Anon, MIKE is short for microphone in the same way "emcee" is short for master of ceremonies. Neither is exactly an abbrev., but a phonetic spelling of an abbrev. Anyway, it's a perfectly good word. It's in the dictionary and everything (along with "mic" and "MC").
Yeah, they aren't all circles but they are all circular so it was forgivable.
Maybe this will put a smile on your face, PG; Stan "The Man" Musial! One of the greatest all-time and a gentleman. Liked "Hammerin' Hank" a lot too. Another gentleman. I learned about Raw bars just a few years ago when my daughter's husband was stationed at Cherry Point, NC, Marine Corp Air Station. She got a job at a raw bar in New Bern NC and introduced me to Peel 'n ' eat shrimp which I've been enjoying regularly ever since. Their oysters were delicious and the Stella was cold. Heaven!
Thank you @PG.
Oh, and the local raw bar here had a sign outside that said "Served topless"
yes to everything @Sfingi said.
@CCL, thanks for the clip! Skinnier Jon is still a funny Jon.
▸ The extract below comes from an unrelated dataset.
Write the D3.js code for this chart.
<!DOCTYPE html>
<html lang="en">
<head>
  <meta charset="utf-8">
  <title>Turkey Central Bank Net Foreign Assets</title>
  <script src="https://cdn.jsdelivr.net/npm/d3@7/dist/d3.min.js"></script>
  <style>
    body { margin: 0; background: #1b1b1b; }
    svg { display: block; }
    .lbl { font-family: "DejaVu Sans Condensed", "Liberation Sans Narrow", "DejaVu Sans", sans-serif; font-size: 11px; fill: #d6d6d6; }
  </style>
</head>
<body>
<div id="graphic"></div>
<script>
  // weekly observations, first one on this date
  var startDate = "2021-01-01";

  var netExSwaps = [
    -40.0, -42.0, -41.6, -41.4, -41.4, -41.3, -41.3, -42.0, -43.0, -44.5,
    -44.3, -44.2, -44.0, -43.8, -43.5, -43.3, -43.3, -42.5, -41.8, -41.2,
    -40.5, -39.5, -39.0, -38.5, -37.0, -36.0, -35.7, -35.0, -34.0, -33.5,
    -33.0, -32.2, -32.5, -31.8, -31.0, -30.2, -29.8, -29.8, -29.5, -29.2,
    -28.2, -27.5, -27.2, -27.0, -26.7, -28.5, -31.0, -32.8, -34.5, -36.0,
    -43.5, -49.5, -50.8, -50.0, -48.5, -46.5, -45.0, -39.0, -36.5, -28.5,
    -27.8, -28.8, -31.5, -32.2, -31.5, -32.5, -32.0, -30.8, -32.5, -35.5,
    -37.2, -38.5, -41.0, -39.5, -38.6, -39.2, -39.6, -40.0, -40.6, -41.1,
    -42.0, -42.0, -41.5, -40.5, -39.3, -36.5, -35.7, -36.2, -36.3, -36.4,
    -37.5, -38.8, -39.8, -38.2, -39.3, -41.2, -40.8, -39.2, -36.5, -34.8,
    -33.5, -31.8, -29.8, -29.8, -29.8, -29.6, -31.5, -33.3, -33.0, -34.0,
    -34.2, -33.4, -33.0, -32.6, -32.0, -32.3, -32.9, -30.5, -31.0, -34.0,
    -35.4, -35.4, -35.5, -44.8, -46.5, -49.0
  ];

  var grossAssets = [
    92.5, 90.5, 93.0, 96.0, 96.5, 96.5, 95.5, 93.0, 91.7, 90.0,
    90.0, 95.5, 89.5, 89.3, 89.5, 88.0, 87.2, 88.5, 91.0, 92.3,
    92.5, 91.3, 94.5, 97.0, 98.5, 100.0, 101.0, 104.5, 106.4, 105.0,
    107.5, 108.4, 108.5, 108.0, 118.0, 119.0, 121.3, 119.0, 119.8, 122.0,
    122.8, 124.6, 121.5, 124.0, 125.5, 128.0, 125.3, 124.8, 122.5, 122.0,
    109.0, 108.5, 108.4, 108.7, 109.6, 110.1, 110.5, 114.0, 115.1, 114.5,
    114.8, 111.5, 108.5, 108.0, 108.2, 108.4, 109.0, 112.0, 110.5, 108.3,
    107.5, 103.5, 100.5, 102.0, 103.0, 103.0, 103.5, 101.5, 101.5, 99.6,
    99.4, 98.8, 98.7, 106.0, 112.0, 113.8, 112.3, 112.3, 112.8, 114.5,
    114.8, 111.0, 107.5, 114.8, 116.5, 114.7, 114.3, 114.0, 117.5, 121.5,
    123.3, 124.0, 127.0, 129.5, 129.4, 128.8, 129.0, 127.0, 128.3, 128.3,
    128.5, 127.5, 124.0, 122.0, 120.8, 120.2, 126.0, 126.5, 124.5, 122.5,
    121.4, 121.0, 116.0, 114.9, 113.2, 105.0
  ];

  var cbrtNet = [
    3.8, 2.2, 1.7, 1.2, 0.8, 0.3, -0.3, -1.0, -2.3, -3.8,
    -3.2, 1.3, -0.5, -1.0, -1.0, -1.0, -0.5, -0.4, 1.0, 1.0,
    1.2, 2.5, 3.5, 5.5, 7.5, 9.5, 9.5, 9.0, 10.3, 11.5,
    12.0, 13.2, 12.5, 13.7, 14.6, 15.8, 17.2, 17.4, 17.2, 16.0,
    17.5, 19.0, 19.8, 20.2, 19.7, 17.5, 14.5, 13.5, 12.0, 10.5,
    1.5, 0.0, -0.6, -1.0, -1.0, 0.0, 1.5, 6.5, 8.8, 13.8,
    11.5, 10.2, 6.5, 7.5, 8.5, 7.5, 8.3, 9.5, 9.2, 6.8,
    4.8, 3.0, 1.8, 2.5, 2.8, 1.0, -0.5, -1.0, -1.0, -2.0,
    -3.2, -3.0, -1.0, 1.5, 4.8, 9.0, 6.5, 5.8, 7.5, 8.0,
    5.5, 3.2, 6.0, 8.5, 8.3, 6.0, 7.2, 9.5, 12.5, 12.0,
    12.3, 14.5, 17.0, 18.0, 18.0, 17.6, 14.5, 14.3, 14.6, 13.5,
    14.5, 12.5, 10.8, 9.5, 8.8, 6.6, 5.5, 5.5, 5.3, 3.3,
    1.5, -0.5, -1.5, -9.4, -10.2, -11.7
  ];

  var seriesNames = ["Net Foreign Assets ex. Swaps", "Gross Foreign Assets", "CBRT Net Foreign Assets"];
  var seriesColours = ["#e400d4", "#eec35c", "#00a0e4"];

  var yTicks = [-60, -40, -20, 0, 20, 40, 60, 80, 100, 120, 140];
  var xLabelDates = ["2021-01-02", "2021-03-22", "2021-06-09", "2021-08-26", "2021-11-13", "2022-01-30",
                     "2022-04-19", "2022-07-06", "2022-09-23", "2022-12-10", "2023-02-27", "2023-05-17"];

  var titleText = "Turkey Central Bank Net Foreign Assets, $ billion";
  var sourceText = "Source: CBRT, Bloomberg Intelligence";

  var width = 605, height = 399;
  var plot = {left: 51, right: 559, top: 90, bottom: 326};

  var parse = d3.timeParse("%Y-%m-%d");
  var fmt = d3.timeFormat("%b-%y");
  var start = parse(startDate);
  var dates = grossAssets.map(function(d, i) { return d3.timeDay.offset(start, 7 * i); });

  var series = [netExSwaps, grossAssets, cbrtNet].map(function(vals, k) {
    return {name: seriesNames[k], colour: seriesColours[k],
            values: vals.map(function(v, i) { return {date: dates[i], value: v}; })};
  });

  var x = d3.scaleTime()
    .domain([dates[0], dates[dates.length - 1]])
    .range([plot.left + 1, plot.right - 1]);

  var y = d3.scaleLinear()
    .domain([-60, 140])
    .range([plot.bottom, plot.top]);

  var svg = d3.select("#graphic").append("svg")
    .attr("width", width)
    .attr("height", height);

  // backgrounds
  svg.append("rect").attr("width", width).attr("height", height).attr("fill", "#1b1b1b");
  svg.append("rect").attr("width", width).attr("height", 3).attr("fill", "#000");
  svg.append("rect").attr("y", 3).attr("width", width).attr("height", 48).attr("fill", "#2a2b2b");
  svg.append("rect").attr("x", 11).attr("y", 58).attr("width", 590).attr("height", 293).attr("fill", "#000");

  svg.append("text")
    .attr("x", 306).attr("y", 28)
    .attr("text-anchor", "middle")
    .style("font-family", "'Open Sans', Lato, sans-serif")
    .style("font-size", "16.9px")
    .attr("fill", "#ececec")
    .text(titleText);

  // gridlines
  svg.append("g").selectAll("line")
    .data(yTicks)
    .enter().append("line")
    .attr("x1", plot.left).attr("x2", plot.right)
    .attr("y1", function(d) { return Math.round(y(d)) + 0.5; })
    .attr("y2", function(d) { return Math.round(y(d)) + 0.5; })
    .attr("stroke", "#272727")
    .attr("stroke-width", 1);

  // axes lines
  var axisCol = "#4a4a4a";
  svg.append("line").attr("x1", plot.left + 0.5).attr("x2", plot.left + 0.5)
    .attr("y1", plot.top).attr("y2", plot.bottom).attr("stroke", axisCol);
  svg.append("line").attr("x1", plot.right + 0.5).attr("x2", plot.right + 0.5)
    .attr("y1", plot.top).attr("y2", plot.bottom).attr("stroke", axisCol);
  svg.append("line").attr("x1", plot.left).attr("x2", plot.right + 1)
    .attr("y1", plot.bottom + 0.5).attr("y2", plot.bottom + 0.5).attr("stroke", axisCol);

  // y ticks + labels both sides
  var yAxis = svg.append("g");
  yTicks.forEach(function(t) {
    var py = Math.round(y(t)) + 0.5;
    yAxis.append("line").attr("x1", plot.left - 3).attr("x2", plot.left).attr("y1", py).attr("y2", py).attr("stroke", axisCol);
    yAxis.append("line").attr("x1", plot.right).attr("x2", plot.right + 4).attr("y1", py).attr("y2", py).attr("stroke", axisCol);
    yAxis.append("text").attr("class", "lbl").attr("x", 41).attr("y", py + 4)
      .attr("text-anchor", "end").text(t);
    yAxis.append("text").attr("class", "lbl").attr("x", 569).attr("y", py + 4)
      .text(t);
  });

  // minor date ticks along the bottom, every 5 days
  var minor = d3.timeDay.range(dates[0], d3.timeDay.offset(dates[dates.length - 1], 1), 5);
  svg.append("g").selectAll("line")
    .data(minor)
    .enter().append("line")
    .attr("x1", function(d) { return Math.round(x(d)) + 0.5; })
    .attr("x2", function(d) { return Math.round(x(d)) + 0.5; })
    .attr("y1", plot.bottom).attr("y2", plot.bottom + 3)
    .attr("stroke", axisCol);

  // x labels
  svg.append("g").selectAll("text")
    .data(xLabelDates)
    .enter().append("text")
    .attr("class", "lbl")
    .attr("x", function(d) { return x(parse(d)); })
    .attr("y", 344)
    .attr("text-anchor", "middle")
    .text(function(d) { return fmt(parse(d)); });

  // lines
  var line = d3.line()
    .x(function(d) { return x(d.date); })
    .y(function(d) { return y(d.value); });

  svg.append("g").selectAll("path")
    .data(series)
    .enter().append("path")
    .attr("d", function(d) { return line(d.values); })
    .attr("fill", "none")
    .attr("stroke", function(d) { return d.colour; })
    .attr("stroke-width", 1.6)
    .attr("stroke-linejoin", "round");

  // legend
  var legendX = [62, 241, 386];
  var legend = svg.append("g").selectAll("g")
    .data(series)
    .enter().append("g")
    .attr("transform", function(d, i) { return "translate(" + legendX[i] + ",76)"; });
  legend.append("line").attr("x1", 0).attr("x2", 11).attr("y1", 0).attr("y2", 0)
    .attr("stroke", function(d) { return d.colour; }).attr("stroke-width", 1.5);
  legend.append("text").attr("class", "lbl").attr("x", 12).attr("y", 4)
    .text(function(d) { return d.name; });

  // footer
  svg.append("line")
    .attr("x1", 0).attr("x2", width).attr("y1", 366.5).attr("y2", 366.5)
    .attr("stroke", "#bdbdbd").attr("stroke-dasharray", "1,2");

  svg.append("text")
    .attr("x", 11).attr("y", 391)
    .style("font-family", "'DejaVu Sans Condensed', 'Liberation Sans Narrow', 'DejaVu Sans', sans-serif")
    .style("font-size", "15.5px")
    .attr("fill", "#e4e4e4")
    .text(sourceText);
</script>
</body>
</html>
I remember the Goodman skit now, maybe that's what did it for me.
@Anon, thanks also for the link. If I wasn't already completely associating Goodman/Tripp, it is now 100%.
OMG. I was just out for a walk and my innocent, but apparently not so innocent, mind came up with a mini-theme. TRIPP, OVERBLOWN, BIG HEAD, and HARD C! Hmm - I wonder about that Dan Gagliardo ;) ?? I think he GOT ME at the RAW BAR!
Eeewww, Linda Tripp!
Good puzzle, Enjoyed it. You guys have said it all....
@Anon208 - We expect you to come out of hiding, eh?
I would pronounce mic as Mick, no e at the end to make the I long.